STA, 15 March 2019 - Commissioner for the Security Union Julian King, who is in Slovenia on Friday to discuss the security situation in the EU, told participants of a Citizens' Dialogue event in Ljubljana that rightist terrorist attacks such as the one that happened in New Zealand's Christchurch today were also possible in Europe.
He noted though that attacks by extremist Islamists were more frequent in Europe.
King labelled today's attack in New Zealand, in which at least 49 people were killed, horrific, expressing solidarity with the families of those killed or affected by the attack.
Speaking at the event hosted by the Faculty of Social Sciences, he said that the EU had stepped up cooperation among security forces of individual countries in a bid to fight terror.

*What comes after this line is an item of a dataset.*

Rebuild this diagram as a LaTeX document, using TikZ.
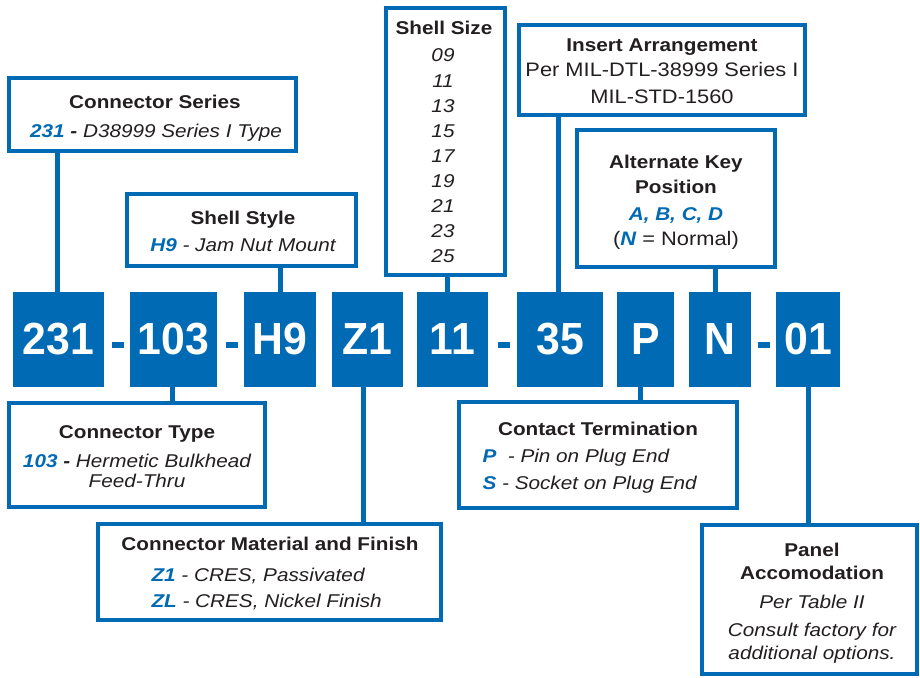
\documentclass[tikz,border=0pt]{standalone}
\usepackage{fontspec}
\setmainfont{Liberation Sans}
\newfontfamily\labelfont{Liberation Sans}[FakeStretch=1.12]
\newfontfamily\codefont{Liberation Sans}[FakeStretch=0.95]
\definecolor{partblue}{RGB}{0,106,180}
\definecolor{inkgrey}{RGB}{35,31,32}
\newcommand{\partcode}[1]{{\color{partblue}\bfseries\itshape #1}}

\begin{document}
\begin{tikzpicture}[x=1pt, y=-1pt,
    codebox/.style={fill=partblue, inner sep=0pt, minimum height=95pt, text=white,
      font=\codefont\fontsize{45}{45}\selectfont\bfseries},
    infobox/.style={draw=partblue, line width=4pt, fill=white, inner sep=0pt},
    link/.style={draw=partblue, line width=5pt},
    dashbar/.style={fill=partblue, inner sep=0pt, minimum width=12pt, minimum height=6pt},
    head/.style={anchor=base, text=inkgrey, font=\labelfont\fontsize{18.5}{20}\selectfont\bfseries},
    entry/.style={anchor=base, text=inkgrey, font=\labelfont\fontsize{18.5}{20}\selectfont\itshape},
    plain/.style={anchor=base, text=inkgrey, font=\labelfont\fontsize{19.5}{22}\selectfont},
  ]
  \useasboundingbox (0,0) rectangle (920,677);

  % part number boxes
  \node[codebox, minimum width=91pt] (c231) at (58.5,339.5) {231};
  \node[codebox, minimum width=87pt] (c103) at (173.5,339.5) {103};
  \node[codebox, minimum width=72pt] (cH9)  at (280,339.5) {H9};
  \node[codebox, minimum width=71pt] (cZ1)  at (367.5,339.5) {Z1};
  \node[codebox, minimum width=71pt] (c11)  at (452.5,339.5) {11};
  \node[codebox, minimum width=86pt] (c35)  at (560,339.5) {35};
  \node[codebox, minimum width=57pt] (cP)   at (645.5,339.5) {P};
  \node[codebox, minimum width=62pt] (cN)   at (720,339.5) {N};
  \node[codebox, minimum width=64pt] (c01)  at (808,339.5) {01};

  \node[dashbar] (d1) at (118,345) {};
  \node[dashbar] (d2) at (231.5,345) {};
  \node[dashbar] (d3) at (504,345) {};
  \node[dashbar] (d4) at (763.5,345) {};

  % description boxes
  \node[infobox, minimum width=287pt, minimum height=73pt]  (series)   at (152.5,114.5) {};
  \node[infobox, minimum width=229pt, minimum height=72pt]  (style)    at (241.5,230) {};
  \node[infobox, minimum width=119pt, minimum height=267pt] (size)     at (445.5,141.5) {};
  \node[infobox, minimum width=286pt, minimum height=90pt]  (insert)   at (662,70) {};
  \node[infobox, minimum width=198pt, minimum height=137pt] (altkey)   at (676,198.5) {};
  \node[infobox, minimum width=256pt, minimum height=104pt] (ctype)    at (137,455) {};
  \node[infobox, minimum width=343pt, minimum height=96pt]  (material) at (269.5,572) {};
  \node[infobox, minimum width=278pt, minimum height=106pt] (contact)  at (598,455) {};
  \node[infobox, minimum width=215pt, minimum height=149pt] (panel)    at (809.5,599.5) {};

  % connectors
  \draw[link] ([xshift=-1.5pt]c231.north) -- ([xshift=-1.5pt]c231.north |- series.south);
  \draw[link] ([xshift=-1.5pt]c103.south) -- ([xshift=-1.5pt]c103.south |- ctype.north);
  \draw[link] (cH9.north) -- (cH9.north |- style.south);
  \draw[link] ([xshift=-4.5pt]cZ1.south) -- ([xshift=-4.5pt]cZ1.south |- material.north);
  \draw[link] ([xshift=-5.5pt]c11.north) -- ([xshift=-5.5pt]c11.north |- size.south);
  \draw[link] ([xshift=-2pt]c35.north) -- ([xshift=-2pt]c35.north |- insert.south);
  \draw[link] ([xshift=-5.5pt]cP.south) -- ([xshift=-5.5pt]cP.south |- contact.north);
  \draw[link] ([xshift=-5pt]cN.north) -- ([xshift=-5pt]cN.north |- altkey.south);
  \draw[link] (c01.south) -- (c01.south |- panel.north);

  % texts
  \node[head] (seriesT) at (155,108) {Connector Series};
  \node[entry] (seriesA) at (156,137) {\partcode{231} \textbf{-} D38999 Series I Type};

  \node[head] (styleT) at (243,224) {Shell Style};
  \node[entry] (styleA) at (243,251) {\partcode{H9} - Jam Nut Mount};

  \node[head] (sizeT) at (444,35) {Shell Size};
  \foreach \s [count=\i from 0] in {09,11,13,15,17,19,21,23,25}
    \node[entry] (size\s) at (443,62+25.1*\i) {\s};

  \node[head] (insertT) at (662,52) {Insert Arrangement};
  \node[plain] (insertA) at (662,77) {Per MIL-DTL-38999 Series I};
  \node[plain] (insertB) at (662,103) {MIL-STD-1560};

  \node[head] (altkeyT) at (676,168) {Alternate Key};
  \node[head] (altkeyU) at (676,193) {Position};
  \node[entry] (altkeyA) at (676,220) {\partcode{A, B, C, D}};
  \node[plain] (altkeyB) at (676,245) {(\partcode{N} = Normal)};

  \node[head] (ctypeT) at (137,438) {Connector Type};
  \node[entry] (ctypeA) at (137,467) {\partcode{103} \textbf{-} Hermetic Bulkhead};
  \node[entry] (ctypeB) at (137,487) {Feed-Thru};

  \node[head] (materialT) at (270,550) {Connector Material and Finish};
  \node[entry, anchor=base west] (materialA) at (148,581) {\partcode{Z1} - CRES, Passivated};
  \node[entry, anchor=base west] (materialB) at (148,607) {\partcode{ZL} - CRES, Nickel Finish};

  \node[head] (contactT) at (598,435) {Contact Termination};
  \node[entry, anchor=base west] (contactA) at (479,462) {\partcode{P}\ \ - Pin on Plug End};
  \node[entry, anchor=base west] (contactB) at (479,489) {\partcode{S} - Socket on Plug End};

  \node[head] (panelT) at (812,556) {Panel};
  \node[head] (panelU) at (812,579) {Accomodation};
  \node[entry] (panelA) at (812,608) {Per Table II};
  \node[entry] (panelB) at (812,636) {Consult factory for};
  \node[entry] (panelC) at (812,659) {additional options.};
\end{tikzpicture}
\end{document}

Terrorists' access to explosives and financing has been restricted and the EU is also fighting against radicalisation, including on-line, he said, adding that a lot more needed to be done.

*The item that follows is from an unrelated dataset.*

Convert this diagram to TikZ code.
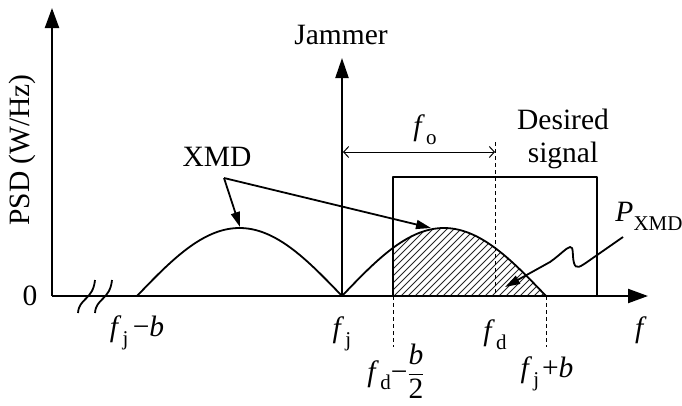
\documentclass[tikz,border=0pt]{standalone}
\usepackage{amsmath}
\usepackage{fontspec}
\setmainfont{Liberation Serif}[ItalicFont={Liberation Serif Italic}]
\usetikzlibrary{arrows.meta}
\newcommand\sbs[1]{\raisebox{-0.3em}{\fontsize{21}{21}\selectfont #1}}
\newcommand\fv[1]{\textit{f}\kern0.04em\sbs{#1}}
\tikzset{
  main/.style={line width=1.8pt},
  axisline/.style={line width=2.2pt,-{Triangle[length=20pt,width=14pt]}},
  callout/.style={line width=1.8pt,-{Triangle[length=15pt,width=9pt]}},
  guide/.style={line width=1pt,dash pattern=on 4pt off 3pt},
  lbl/.style={inner sep=0pt},
}
\begin{document}
\begin{tikzpicture}[x=1pt,y=-1pt,font=\fontsize{29.5}{33}\selectfont,line join=round]
\useasboundingbox (0,0) rectangle (682,405);
% hatching
\begin{scope}
\clip (393,296) -- plot[domain=393:546,samples=60] (\x,{296-68*sin((\x-342)/204*180)}) -- cycle;
\foreach \i in {-160,-153,...,160} \draw[line width=0.9pt,black!85] (393+\i,296) -- ++(170,-170);
\end{scope}
% lobes
\draw[main] plot[domain=137:342,samples=80] (\x,{296-68*sin((\x-137)/205*180)});
\draw[main] plot[domain=342:546,samples=80] (\x,{296-68*sin((\x-342)/204*180)});
% desired signal rectangle
\draw[main] (393,296) |- (597,177) -- (597,296);
% guides
\draw[guide] (495,142) -- (495,296);
\draw[guide] (393,296) -- (393,347);
\draw[guide] (546,296) -- (546,347);
% axes
\draw[axisline] (52,296) -- (52,8);
\draw[axisline] (52,296) -- (648,296);
\draw[line width=2.2pt,-{Triangle[length=20pt,width=13pt]}] (342,296) -- (342,58);
% axis break
\draw[main] (78,313) .. controls (79,298) and (93,300) .. (95,280);
\draw[main] (95,313) .. controls (96,298) and (110,300) .. (112,280);
% offset arrow
\draw[line width=1pt,{Straight Barb[length=5pt,width=11pt]}-{Straight Barb[length=5pt,width=11pt]}] (343,152) -- (495,152);
% labels
\node[lbl] (jam) at (341,35) {Jammer};
\node[lbl] (xmd) at (217,157) {XMD};
\node[lbl] (fo) at (425,130) {\fv{o}};
\node[lbl,align=center] (des) at (563,139) {Desired\\signal};
\node[lbl] (pxmd) at (649,216) {\textit{P}\sbs{XMD}};
\node[lbl] (zero) at (30,296) {0};
\node[lbl,rotate=90] (psd) at (22,150) {PSD (W/Hz)};
\node[lbl] (lfjb) at (137,333) {\fv{j}\kern0.15em−\textit{b}};
\node[lbl] (lfj) at (342,334) {\fv{j}};
\node[lbl] (lfd) at (495,335) {\fv{d}};
\node[lbl] (lf) at (641,330) {\textit{f}};
\node[lbl] (lfdb) at (396,371) {\fv{d}−$\dfrac{\text{\itshape b}}{\text{2}}$};
\node[lbl] (lfjpb) at (547,374) {\fv{j}\kern0.1em+\textit{b}};
% callouts
\coordinate (xo) at (224,178);
\coordinate (lpk) at (240,227);
\coordinate (rpk) at (431,228);
\draw[callout] (xo) -- (lpk);
\draw[callout] (xo) -- (rpk);
\coordinate (ps) at (623,237);
\coordinate (pt) at (505,287);
\draw[callout] (ps) -- (590,260) .. controls (580,267) and (576,270) .. (574,263) .. controls (572,256) and (574,246) .. (570,247) .. controls (566,248) and (560,255) .. (550,262) -- (pt);
\end{tikzpicture}
\end{document}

King pointed to cyber security as one of the main challenges. Next to the fight against on-line radicalisation, it also includes measures against cyber-attacks, hate speech and misinformation, which external actors use to influence political debate or even EU election results.
The safety of electronic devices themselves is also important and here the EU plays an important role with its security certificates, he said.
The debate also touched on the future of the EU defence and the idea of forming a joint EU army. King said EU members already cooperated in defence, including in EU missions in third countries.
He moreover pointed to the joint EU projects aimed at strengthening defence capabilities of individual countries. A joint army would foremost enhance defence capabilities, he believes.
King, who is also in charge of the fight against organised and cyber-crime, and hate speech, is scheduled to meet Interior Minister Boštjan Poklukar and officials from the Slovenian intelligence agency SOVA later today.